Nel 1988 al War Memorial Opera House di San Francisco viene registrata questa storica ed unica edizione in DVD dell’opera. Interpreti straordinari danno vita ai personaggi. Sélika è una sontuosissima e spettacolare Shirley Verret: timbro limpido, fraseggio duttilissimo e pieno di colori, presenza affascinante. L’amato Vasco è un Plácido Domingo insuperabile in questa parte che sembra sia stata scritta per lui. Entrambi avevano già debuttato nei ruoli nello stesso teatro nel 1972.
Ruth Ann Swenson, dal timbro luminoso e dalla grande agilità vocale, delinea una Inès di riferimento. Con qualche problema di intonazione, Justino Díaz riesce però a dare carattere al suo Nélusko, forse il personaggio più riuscito de L’Africaine. Pregevole la direzione di Maurizio Arena.

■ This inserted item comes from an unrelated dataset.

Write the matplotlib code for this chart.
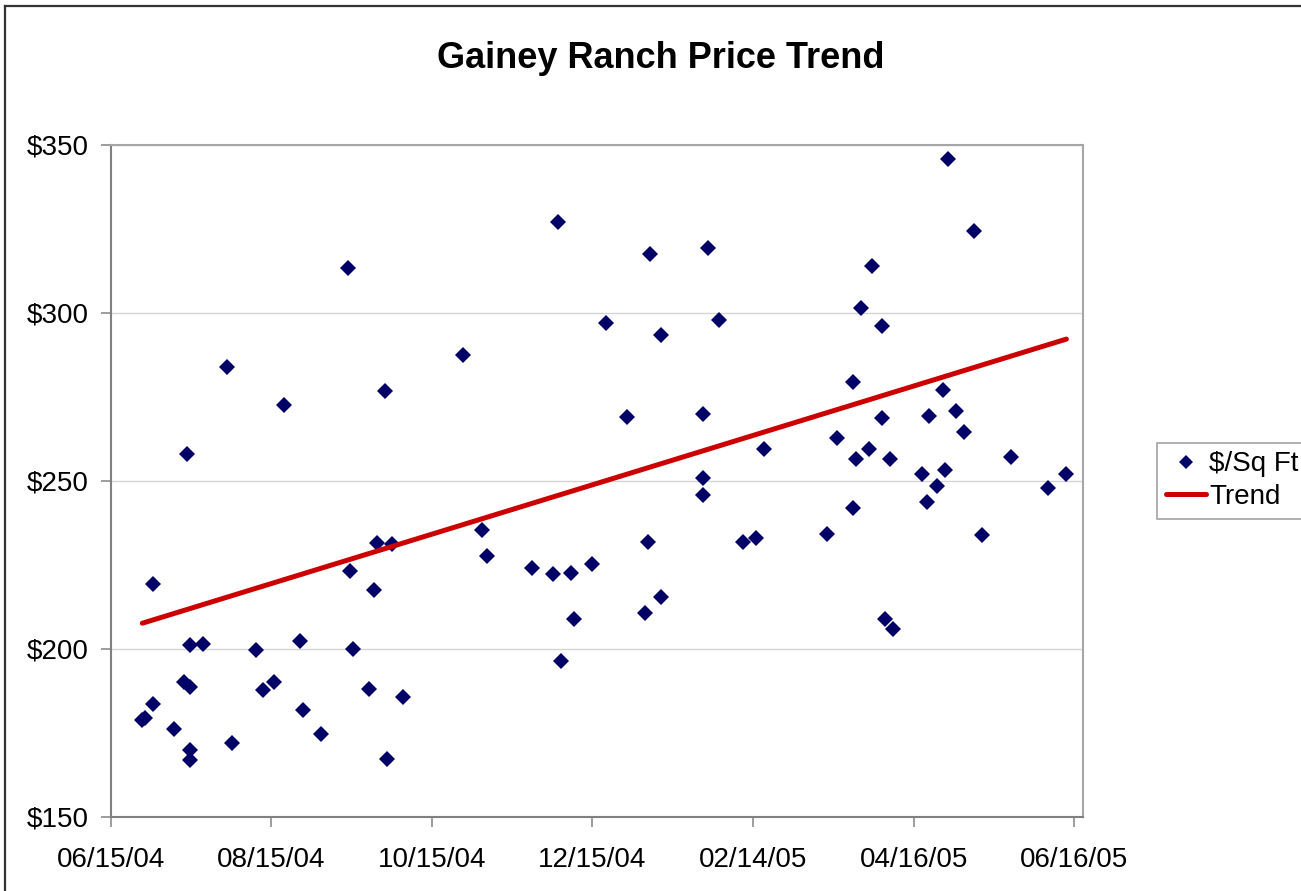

Messa in scena tradizionale e coerente di Lofti Mansouri, ma il palcoscenico del teatro di San Francisco si dimostra troppo piccolo per la vicenda, in cui una folla di personaggi si accalca in pochi metri quadrati.
I costumi sono al di fuori di qualunque logica: va bene che grand opéra oblige, ma Inès sfoggia incongrui abiti vittoriani e Sélika, che è stata in balia di un tifone su un «canot fragile» prima di essere catturata come schiava, è agghindata da subito come un’imperatrice e così si perde l’effetto di quando si presenta da regina durante le celebrazioni per il suo ritorno in patria.
Immagine in 4:3 ripresa da Brian Large con la solita professionalità, ma l’illuminazione non è l’ideale per le telecamere di allora. Una sola traccia stereo e sottotitoli anche in italiano.